Like many theatre artists, I am constantly thinking about the way that communities access the arts. When I am making work, I actively consider who the work is for; what I am saying with my work is only important if it reaches those who I wish to say it to. So upon seeing these works, and having an experience that is unlike most traditional theatre experiences, I began to question what makes outdoor work, and particularly outdoor Shakespeare, some sort of shared tradition. I also began thinking about why I stayed, and why others stayed, despite the rain and the bugs and the sun and the discomfort. I also wondered why it all felt so good.
I grew up in Kingston, where there is no tradition of outdoor Shakespeare. The current interest in site-specific and/or environmental work has meant that Kingston is now a hot-bed of non-traditional performance venues, but when I was growing up, the arts community was largely limited to community theatre productions done in buildings.
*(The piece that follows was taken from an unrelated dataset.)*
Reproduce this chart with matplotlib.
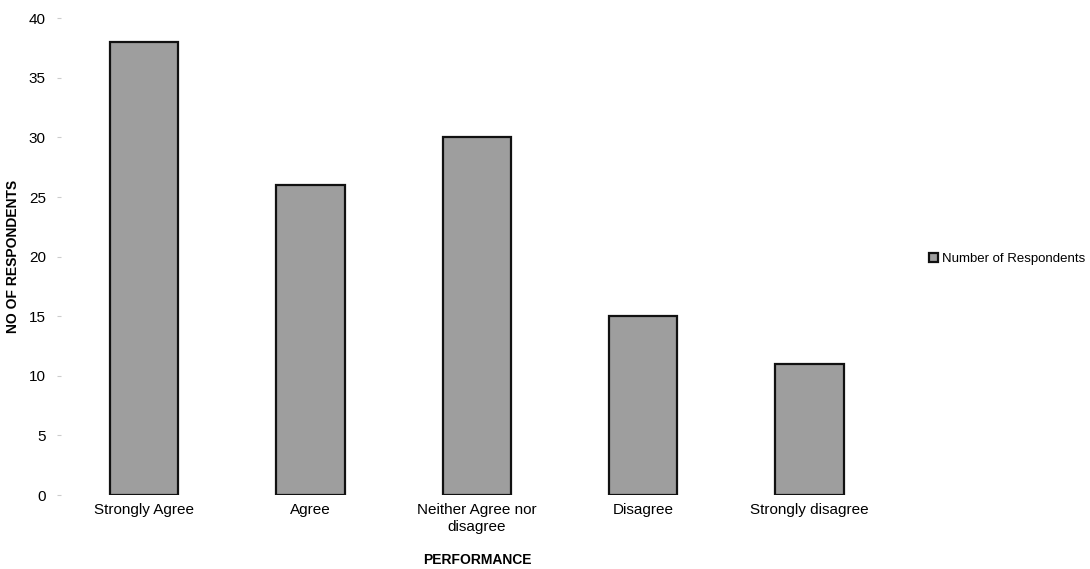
import matplotlib.pyplot as plt
import numpy as np

# data
kategorie = ['Strongly Agree', 'Agree', 'Neither Agree nor\ndisagree', 'Disagree', 'Strongly disagree']
respondenti = [38, 26, 30, 15, 11]
y_ticks = [0, 5, 10, 15, 20, 25, 30, 35, 40]

plt.rcParams['font.family'] = ['Liberation Sans', 'DejaVu Sans']

fig = plt.figure(figsize=(10.9, 5.69), dpi=100)
ax = fig.add_axes([0.056, 0.130, 0.763, 0.838])

x = np.arange(len(kategorie))
ax.bar(x, respondenti, width=0.41, color='#9e9e9e', edgecolor='#111111',
       linewidth=1.6, label='Number of Respondents')

ax.set_xlim(-0.5, len(kategorie) - 0.5)
ax.set_ylim(0, 40)
ax.set_yticks(y_ticks)
ax.set_xticks(x)
ax.set_xticklabels(kategorie, fontsize=11)
ax.tick_params(axis='y', labelsize=11, length=3, color='#cccccc', pad=8)
ax.tick_params(axis='x', length=0, pad=6)

for s in ax.spines.values():
    s.set_visible(False)

ax.set_xlabel('PERFORMANCE', fontsize=10, fontweight='bold', labelpad=14)
ax.set_ylabel('NO OF RESPONDENTS', fontsize=10, fontweight='bold', labelpad=6)

fig.legend(loc='center left', bbox_to_anchor=(0.852, 0.545), frameon=False,
           fontsize=9.5, handlelength=0.7, handleheight=0.7, handletextpad=0.3,
           borderaxespad=0, borderpad=0)

plt.savefig('out.png', dpi=100)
Apart from that, I saw professional work at the Thousand Islands Playhouse (where I now work), but in our 33 year history here, we have only produced two Shakespearean works. So why does this Shakespeare-under-the-stars feel so familiar? Why do we huddle outdoors under blankets and umbrellas and bugspray in order to watch plays that are 400 years old? Why do we do this across the world? Why do we continue to reinvent these plays in new ways, applying all kinds of different artistic pedagogy to them? Why is it that audiences who don’t generally see theatre will come out in droves for this kind of an experience?
I won’t pretend to have the answer—because I so obviously don’t. I don’t know if there is an answer. But I do know that it’s about community. It’s about making work that people feel ownership over. It’s about allowing that work to live and breathe in its community at this time and for these people… even if the text is crazy old. It’s about sharing stories with one another, and allowing those stories to change us and reflect our lives. People stuck around in all of these less-than-comfortable viewing experiences because they were actively participating in what they were experiencing. They weren’t watching theatre, they were engaging with their community. That’s a big difference, an important one, and one that makes me think a lot about how and why we choose to make the work we make.
So I guess my next question is about how we can do this without the imposition of colonial plays from 400 years ago. Can we still draw an audience with stories that are less familiar and maybe more relevant? Can we tell our stories to our communities with the same effect? I don’t know, but it might be fun to try.